Como es obvio, los no cristianos encuentran esta explicación muy poco convincente. «¿No es un poco sospechoso», podrían objetar, «que los cristianos afirmen que ellos son los únicos que pueden ver la verdad de estos libros y que todos los demás están ciegos a ella? Eso parece muy conveniente para ellos mismos».
Esta objeción es comprensible. Sin embargo, si las doctrinas cristianas relativas a la caída, el pecado original y la corrupción del corazón humano son ciertas, entonces se deduce naturalmente que una persona sin el Espíritu no puede discernir la presencia del Espíritu (por ejemplo, discernir si está hablando en un libro).
Además, no es muy diferente a la realidad de que algunas personas no tienen oído musical y, por lo tanto, no pueden discernir si una nota musical está «afinada». Resulta imaginable que una persona sin oído musical quisiera objetar: «Toda esta idea de la “afinación” es una farsa creada por los músicos que afirman tener la capacidad especial de oír esas cosas». Sin embargo, a pesar de todas las protestas, la verdad sigue siendo que existe la afinación, la oigan o no las personas sin oído musical.
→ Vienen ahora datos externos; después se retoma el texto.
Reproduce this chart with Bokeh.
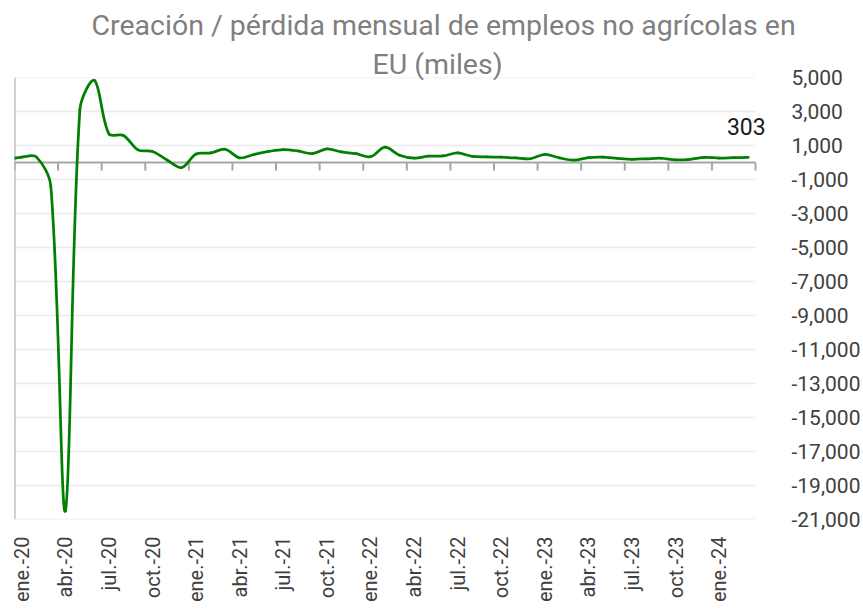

En definitiva, los padres de la iglesia nos enseñan una verdad muy importante. El canon del Nuevo Testamento que poseemos hoy no es producto de las maquinaciones de los líderes posteriores de la iglesia ni de la influencia política de Constantino, sino del hecho de que estos libros se impusieron en la iglesia gracias a sus cualidades internas. En otras palabras, estos libros fueron los más utilizados porque demostraron ser dignos de ese uso.
O como solía decir Arthur Darby Nock, un profesor de Harvard, sobre la formación del canon: «Las carreteras más transitadas de Europa son las mejores carreteras; por eso son tan transitadas».